● Short exercise
Print only the lines from the top of the data through the line with "Chart.register(...registerables);", both included, skipping every picture.

*****

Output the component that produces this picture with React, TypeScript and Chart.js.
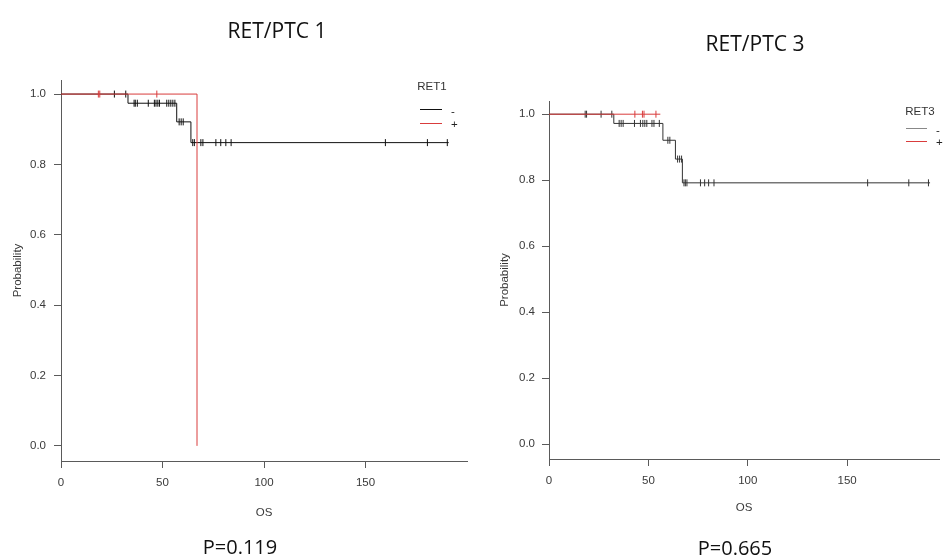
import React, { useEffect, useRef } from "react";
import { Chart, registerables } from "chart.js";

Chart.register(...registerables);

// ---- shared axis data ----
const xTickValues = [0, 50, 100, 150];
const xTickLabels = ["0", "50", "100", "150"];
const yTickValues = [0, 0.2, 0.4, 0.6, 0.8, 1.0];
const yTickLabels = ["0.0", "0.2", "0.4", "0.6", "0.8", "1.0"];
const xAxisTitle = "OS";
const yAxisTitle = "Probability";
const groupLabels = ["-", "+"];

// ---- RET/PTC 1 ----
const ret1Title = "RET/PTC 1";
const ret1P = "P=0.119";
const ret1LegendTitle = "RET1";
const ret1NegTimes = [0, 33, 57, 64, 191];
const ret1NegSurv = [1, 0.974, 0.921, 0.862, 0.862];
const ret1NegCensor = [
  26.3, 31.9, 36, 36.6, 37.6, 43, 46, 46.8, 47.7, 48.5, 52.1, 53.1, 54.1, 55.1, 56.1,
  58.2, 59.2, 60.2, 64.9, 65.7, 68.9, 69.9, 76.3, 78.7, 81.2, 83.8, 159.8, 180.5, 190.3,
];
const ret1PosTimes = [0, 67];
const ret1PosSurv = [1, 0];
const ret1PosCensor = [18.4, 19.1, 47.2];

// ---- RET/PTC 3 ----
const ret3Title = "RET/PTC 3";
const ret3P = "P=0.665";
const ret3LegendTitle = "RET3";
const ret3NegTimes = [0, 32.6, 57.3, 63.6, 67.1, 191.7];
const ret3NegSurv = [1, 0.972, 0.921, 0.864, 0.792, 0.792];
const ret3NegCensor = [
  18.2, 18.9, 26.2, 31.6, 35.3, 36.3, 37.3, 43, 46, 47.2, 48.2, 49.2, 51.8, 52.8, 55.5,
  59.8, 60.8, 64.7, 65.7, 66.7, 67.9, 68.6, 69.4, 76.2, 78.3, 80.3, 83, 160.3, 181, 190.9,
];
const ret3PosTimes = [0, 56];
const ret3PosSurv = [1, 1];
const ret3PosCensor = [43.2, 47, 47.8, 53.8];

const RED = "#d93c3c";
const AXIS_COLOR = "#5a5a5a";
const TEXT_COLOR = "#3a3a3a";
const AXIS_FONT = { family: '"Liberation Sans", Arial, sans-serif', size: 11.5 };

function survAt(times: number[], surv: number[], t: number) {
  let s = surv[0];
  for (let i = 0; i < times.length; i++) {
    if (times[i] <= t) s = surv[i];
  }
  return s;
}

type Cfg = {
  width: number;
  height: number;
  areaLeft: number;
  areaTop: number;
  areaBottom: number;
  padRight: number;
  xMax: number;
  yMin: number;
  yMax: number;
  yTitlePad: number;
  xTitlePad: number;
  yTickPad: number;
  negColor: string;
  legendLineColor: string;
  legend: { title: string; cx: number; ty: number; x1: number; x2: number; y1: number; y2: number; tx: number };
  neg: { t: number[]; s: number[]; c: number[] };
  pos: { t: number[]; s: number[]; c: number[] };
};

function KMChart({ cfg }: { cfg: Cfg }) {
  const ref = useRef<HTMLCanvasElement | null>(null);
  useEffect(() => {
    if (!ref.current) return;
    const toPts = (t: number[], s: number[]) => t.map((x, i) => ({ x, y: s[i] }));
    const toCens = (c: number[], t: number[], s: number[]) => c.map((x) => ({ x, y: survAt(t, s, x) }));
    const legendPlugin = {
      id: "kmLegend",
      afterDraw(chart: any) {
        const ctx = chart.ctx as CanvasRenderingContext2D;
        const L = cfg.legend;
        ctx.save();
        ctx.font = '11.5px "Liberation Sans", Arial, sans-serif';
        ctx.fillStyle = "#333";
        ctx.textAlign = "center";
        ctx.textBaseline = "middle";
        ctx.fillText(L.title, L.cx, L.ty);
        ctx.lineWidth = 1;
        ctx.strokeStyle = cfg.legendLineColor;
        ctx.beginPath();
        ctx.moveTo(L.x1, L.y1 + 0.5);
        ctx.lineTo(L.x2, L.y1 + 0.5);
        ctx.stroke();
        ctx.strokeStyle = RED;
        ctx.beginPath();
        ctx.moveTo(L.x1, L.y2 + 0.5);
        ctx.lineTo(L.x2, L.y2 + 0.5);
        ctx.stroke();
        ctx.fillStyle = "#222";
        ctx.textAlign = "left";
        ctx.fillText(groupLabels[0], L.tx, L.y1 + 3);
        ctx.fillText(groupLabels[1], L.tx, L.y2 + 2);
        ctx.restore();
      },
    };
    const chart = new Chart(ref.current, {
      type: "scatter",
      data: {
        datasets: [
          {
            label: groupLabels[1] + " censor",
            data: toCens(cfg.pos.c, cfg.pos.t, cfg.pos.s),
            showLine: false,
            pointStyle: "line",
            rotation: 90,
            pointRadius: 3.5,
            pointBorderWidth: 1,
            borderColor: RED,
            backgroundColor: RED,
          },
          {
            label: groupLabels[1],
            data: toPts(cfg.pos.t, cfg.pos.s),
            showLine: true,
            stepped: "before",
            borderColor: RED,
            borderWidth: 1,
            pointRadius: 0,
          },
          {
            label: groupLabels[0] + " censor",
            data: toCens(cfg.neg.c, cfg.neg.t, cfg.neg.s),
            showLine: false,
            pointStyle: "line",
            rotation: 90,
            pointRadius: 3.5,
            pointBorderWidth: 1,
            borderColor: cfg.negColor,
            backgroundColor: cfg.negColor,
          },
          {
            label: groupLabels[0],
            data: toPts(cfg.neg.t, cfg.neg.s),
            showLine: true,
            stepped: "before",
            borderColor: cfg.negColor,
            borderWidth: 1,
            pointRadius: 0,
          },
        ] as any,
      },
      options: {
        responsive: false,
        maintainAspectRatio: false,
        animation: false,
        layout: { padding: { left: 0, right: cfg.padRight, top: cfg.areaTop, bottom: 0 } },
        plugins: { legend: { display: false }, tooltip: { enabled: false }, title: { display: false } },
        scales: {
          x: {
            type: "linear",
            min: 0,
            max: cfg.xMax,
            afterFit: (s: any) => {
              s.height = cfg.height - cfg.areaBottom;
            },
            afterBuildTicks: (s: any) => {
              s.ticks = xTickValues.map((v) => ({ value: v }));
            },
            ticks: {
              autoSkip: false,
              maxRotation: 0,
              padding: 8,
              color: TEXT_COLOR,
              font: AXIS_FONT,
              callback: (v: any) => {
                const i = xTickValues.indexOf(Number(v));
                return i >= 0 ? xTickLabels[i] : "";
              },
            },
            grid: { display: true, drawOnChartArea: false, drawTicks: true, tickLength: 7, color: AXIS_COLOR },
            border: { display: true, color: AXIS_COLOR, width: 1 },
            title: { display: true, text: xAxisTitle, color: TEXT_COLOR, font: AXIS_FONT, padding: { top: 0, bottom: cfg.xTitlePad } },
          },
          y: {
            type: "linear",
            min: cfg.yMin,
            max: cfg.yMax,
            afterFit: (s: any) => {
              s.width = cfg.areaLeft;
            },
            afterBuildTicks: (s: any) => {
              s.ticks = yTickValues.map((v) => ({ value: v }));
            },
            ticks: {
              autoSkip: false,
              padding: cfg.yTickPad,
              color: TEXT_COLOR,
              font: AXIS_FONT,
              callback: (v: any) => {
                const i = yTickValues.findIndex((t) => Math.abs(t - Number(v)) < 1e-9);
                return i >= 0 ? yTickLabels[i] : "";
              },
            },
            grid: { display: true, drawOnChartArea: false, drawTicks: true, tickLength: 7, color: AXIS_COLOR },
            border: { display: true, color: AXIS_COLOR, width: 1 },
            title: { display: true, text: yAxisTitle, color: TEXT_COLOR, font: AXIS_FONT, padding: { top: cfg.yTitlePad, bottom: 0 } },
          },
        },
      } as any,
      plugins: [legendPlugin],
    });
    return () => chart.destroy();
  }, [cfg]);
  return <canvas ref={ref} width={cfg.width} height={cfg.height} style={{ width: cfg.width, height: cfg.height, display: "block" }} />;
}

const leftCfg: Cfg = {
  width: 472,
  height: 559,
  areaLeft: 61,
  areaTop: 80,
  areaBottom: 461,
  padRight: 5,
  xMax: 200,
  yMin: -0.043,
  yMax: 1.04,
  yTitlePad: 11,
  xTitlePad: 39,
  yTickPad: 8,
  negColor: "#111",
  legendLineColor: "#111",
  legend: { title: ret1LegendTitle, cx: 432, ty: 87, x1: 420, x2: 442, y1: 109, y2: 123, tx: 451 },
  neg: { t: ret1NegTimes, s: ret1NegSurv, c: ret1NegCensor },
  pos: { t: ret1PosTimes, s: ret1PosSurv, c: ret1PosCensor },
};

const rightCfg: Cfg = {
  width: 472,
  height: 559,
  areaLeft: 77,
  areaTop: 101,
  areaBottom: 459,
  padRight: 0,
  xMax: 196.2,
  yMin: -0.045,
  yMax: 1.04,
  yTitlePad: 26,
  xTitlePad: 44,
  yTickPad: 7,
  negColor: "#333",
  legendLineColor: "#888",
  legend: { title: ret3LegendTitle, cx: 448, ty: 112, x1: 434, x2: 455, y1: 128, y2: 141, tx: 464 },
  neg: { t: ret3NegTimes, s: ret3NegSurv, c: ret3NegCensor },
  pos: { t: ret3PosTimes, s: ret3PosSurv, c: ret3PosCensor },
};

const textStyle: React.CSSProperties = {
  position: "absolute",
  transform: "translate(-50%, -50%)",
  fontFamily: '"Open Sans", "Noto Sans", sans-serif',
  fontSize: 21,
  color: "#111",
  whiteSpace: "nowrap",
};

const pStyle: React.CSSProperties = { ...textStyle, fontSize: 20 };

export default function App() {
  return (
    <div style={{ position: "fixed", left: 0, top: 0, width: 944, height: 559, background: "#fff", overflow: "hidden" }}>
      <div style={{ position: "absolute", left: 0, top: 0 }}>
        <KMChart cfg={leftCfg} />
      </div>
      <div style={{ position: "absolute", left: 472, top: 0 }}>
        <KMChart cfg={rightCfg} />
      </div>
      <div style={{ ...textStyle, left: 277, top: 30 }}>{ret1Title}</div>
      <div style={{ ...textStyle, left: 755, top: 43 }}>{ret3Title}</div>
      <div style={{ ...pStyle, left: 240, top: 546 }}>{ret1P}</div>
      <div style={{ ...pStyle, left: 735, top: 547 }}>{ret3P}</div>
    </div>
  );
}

*****

● Solved problem
Output the component that produces this picture with React, TypeScript and Chart.js.
import React, { useEffect, useRef } from "react";
import { Chart, registerables } from "chart.js";

Chart.register(...registerables);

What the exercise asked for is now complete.